JimDabell · on Nov 1, 2024

The transliteration of this specific character was also involved in a violent attack and suicide:

https://languagelog.ldc.upenn.edu/nll/?p=73

von_lohengramm · on Nov 1, 2024

Hardly fair to call it a murder-suicide. Ramazan killed Emine in self-defense.

JimDabell · on Nov 1, 2024

You’re absolutely right, I misremembered the details. Thanks for the correction!

Wowfunhappy · on Nov 1, 2024

So, uh, is this actually desirable per the Turkish language?
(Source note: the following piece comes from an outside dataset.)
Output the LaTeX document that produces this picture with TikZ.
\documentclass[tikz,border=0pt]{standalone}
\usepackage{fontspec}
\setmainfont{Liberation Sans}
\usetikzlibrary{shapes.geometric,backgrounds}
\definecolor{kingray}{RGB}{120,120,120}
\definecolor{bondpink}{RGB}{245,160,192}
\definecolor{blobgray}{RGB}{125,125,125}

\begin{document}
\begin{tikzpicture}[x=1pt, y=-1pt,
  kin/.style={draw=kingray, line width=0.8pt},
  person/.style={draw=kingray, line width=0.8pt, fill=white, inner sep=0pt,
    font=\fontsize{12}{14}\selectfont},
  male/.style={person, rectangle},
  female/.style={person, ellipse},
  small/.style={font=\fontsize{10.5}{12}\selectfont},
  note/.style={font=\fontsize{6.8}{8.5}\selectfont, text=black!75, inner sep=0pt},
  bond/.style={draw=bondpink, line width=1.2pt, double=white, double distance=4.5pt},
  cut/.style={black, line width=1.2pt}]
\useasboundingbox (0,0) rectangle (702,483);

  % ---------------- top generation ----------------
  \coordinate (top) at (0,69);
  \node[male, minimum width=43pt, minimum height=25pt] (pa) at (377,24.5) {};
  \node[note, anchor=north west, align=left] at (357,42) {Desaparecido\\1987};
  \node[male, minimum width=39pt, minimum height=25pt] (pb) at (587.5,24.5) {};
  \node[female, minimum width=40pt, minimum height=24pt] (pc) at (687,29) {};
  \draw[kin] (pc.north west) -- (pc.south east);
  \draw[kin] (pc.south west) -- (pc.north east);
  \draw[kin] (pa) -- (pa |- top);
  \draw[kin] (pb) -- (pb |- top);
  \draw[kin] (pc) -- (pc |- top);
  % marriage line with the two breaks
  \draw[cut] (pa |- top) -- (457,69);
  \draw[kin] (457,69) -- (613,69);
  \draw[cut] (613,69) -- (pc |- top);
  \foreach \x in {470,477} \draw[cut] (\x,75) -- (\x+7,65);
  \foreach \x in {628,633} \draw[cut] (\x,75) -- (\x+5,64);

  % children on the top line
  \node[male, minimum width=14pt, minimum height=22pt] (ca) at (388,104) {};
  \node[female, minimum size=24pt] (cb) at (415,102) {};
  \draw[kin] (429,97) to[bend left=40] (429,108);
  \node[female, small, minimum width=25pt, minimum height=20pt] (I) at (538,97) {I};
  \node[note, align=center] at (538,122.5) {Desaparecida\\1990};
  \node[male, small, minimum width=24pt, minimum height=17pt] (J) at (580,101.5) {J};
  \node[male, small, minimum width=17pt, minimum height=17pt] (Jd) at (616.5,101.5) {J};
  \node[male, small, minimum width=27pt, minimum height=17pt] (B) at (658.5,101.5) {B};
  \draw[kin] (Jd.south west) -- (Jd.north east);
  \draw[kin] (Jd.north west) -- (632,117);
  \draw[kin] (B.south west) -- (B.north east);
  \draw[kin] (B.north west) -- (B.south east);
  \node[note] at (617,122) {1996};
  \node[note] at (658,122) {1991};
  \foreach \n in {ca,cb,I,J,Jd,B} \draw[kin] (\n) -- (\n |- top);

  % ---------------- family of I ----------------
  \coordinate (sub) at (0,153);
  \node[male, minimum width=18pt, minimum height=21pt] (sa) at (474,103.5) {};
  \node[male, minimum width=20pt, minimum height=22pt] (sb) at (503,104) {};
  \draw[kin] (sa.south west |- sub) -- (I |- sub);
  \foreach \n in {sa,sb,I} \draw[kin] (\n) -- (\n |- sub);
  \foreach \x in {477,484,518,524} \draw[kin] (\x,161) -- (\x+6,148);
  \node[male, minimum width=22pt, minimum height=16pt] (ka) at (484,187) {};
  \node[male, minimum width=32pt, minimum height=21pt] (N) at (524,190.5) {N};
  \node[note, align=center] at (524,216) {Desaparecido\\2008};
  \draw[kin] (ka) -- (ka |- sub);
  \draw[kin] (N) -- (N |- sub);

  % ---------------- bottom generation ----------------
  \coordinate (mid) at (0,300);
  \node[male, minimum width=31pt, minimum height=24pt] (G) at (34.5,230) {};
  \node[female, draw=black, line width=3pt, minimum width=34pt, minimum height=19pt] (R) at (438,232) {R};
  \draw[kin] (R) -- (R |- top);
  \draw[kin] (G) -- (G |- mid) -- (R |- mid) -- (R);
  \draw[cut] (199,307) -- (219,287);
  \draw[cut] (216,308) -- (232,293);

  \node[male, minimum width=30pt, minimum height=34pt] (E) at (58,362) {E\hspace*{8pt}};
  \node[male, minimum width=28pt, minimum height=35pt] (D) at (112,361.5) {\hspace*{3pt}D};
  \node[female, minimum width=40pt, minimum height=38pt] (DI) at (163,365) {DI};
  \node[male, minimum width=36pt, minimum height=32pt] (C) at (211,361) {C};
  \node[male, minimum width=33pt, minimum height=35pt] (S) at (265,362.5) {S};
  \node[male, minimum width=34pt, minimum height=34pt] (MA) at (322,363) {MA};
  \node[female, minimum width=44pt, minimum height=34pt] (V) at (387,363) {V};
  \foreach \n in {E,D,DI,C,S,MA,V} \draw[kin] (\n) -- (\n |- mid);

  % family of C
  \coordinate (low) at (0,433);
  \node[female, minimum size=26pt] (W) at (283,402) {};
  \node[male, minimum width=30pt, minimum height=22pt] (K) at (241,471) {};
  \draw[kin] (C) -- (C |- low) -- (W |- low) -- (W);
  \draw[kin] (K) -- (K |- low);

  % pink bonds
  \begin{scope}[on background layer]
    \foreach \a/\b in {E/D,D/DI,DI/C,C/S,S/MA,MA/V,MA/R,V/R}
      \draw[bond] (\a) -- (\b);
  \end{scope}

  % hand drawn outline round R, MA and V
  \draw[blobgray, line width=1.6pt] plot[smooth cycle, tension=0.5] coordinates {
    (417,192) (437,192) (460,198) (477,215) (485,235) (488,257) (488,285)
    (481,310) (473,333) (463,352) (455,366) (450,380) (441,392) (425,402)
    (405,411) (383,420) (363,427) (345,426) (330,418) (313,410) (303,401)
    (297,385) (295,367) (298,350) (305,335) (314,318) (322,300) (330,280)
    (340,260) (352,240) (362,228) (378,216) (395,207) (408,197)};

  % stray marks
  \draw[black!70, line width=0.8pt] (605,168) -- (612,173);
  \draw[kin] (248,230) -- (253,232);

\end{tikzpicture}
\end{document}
Or is it more-or-less a bug?

I'm having trouble imagining a scenario where you wouldn't want uppercase and lowercase to map 1-to-1, unless the entire concept of "uppercase" and "lowercase" means something very different in that language, in which case maybe we shouldn't be calling them by those terms at all.

dgoldstein0 · on Nov 1, 2024

My understanding is it's a bug that the case changes don't round trip correctly, in part due to questionable Unicode design that made the upper and lower case operations language dependent.
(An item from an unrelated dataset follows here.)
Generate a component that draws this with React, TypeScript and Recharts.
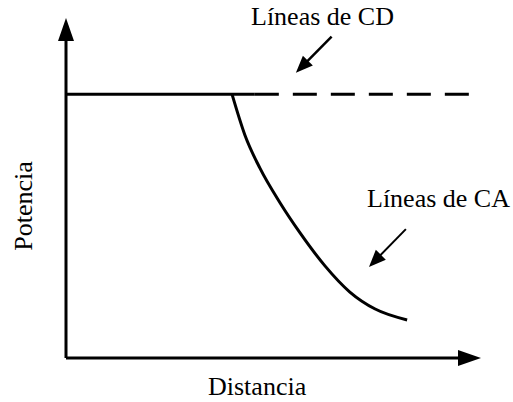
import { LineChart, Line, XAxis, YAxis, ReferenceLine } from "recharts";

// power vs distance, both in % of axis length
const plateau = 77.6;
const cdSolidDistance = [0, 45.5];
const cdDashedDistance = [45.5, 97.1];
const acDistance = [40, 43.1, 46.7, 51.6, 56.4, 62.4, 68.4, 74.5, 82.2];
const acPower = [77.6, 65.6, 55.9, 45.6, 36.8, 27.1, 19.4, 14.4, 11.2];

// annotation arrows: [from, to] in data units
const cdArrow = [
  { x: 64.0, y: 94.5 },
  { x: 55.4, y: 83.9 },
];
const caArrow = [
  { x: 81.9, y: 37.9 },
  { x: 73.0, y: 26.8 },
];

const cdSolid = cdSolidDistance.map((x) => ({ x, y: plateau }));
const cdDashed = cdDashedDistance.map((x) => ({ x, y: plateau }));
const acCurve = acDistance.map((x, i) => ({ x, y: acPower[i] }));

const FONT = '"Liberation Serif", "Times New Roman", serif';

function arrowShape(headLen: number, headHalf: number, width: number) {
  return (p: any) => {
    const { x1, y1, x2, y2 } = p;
    const dx = x2 - x1;
    const dy = y2 - y1;
    const len = Math.sqrt(dx * dx + dy * dy) || 1;
    const ux = dx / len;
    const uy = dy / len;
    const bx = x2 - ux * headLen;
    const by = y2 - uy * headLen;
    const pts = [
      `${x2},${y2}`,
      `${bx - uy * headHalf},${by + ux * headHalf}`,
      `${bx + uy * headHalf},${by - ux * headHalf}`,
    ].join(" ");
    return (
      <g>
        <line x1={x1} y1={y1} x2={bx + ux} y2={by + uy} stroke="#000" strokeWidth={width} />
        <polygon points={pts} fill="#000" />
      </g>
    );
  };
}

export default function App() {
  return (
    <div style={{ position: "absolute", left: 0, top: 0, background: "#fff" }}>
      <LineChart width={513} height={402} margin={{ top: 18, right: 32, bottom: 44, left: 66 }}>
        <XAxis type="number" dataKey="x" domain={[0, 100]} hide />
        <YAxis type="number" dataKey="y" domain={[0, 100]} hide />
        <ReferenceLine
          segment={[{ x: 0, y: 0 }, { x: 100, y: 0 }]}
          ifOverflow="visible"
          shape={arrowShape(23, 8, 3)}
        />
        <ReferenceLine
          segment={[{ x: 0, y: 0 }, { x: 0, y: 100 }]}
          ifOverflow="visible"
          shape={arrowShape(23, 8, 3)}
        />
        <ReferenceLine segment={cdArrow} ifOverflow="visible" shape={arrowShape(17, 7, 2.5)} />
        <ReferenceLine segment={caArrow} ifOverflow="visible" shape={arrowShape(17, 7, 2)} />
        <Line data={cdSolid} dataKey="y" stroke="#000" strokeWidth={3} dot={false} isAnimationActive={false} />
        <Line
          data={cdDashed}
          dataKey="y"
          stroke="#000"
          strokeWidth={3}
          strokeDasharray="24 14"
          dot={false}
          isAnimationActive={false}
        />
        <Line
          data={acCurve}
          dataKey="y"
          type="monotone"
          stroke="#000"
          strokeWidth={3}
          dot={false}
          isAnimationActive={false}
        />
        <text x={251} y={25} fontFamily={FONT} fontSize={26} fill="#000">
          Líneas de CD
        </text>
        <text x={367} y={207} fontFamily={FONT} fontSize={26} fill="#000">
          Líneas de CA
        </text>
        <text x={208} y={395} fontFamily={FONT} fontSize={26} fill="#000">
          Distancia
        </text>
        <text
          x={32}
          y={206}
          textAnchor="middle"
          transform="rotate(-90, 32, 206)"
          fontFamily={FONT}
          fontSize={26}
          fill="#000"
        >
          Potencia
        </text>
      </LineChart>
    </div>
  );
}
This stack overflow has more details - but apparently Turkish i and I are not their own Unicode code points which is why this ends up gnarly.

https://stackoverflow.com/questions/48067545/why-does-unicod...

Wowfunhappy · on Nov 1, 2024

Ah, I see the problem now!

In Turkish:

• Lowercase dotted I ("i") maps to uppercase dotted I ("İ")

• Lowercase dotless I ("ı") maps to uppercase dotless I ("I")

In English, uppercase dotless I ("I") maps to lowercase dotted I ("i"), because those are the only kinds we have.

Ew! So it's a conflict of language behavior. There's no "correct" way to handle this unless you know which language is currently in use!

Even if you were to start over, I'm not convinced that using different unicode point points would have been the right solution since the rest of the alphabet is the same.

Rendello · on Nov 1, 2024

Me and someone else in the thread ran into the same string searching bug with that same character:

https://news.ycombinator.com/item?id=42016936

dgoldstein0 · on Nov 3, 2024

yup. lowercase and uppercase operations depend on language. It's rough.

In some apis this distinction shows through - e.g. javascript's Intl.Collator is a language-aware sorting interface in JS.

In practice, the best bet is usually to try to not do any casing conversions and just let the users handle uppercase vs lowercase on their own. But if you have to do case-insensitive operations, lots more questions about which normalization you should use, and if you want to match user intuition you are going to want to take the language of the text into consideration.

xg15 · on Nov 1, 2024

Yeah, making a specific "Turkish lowercase dotted i" character which looks and behaves exactly like the regular i except for uppercasing feels like introducing even more unexpected situations (and also invites the next homograph attack)

I guess it's a general situation: If you have some data structure which works correctly for 99.99% of all cases, but there is one edge case that cannot be represented correctly, do you really want to throw out the whole data structure?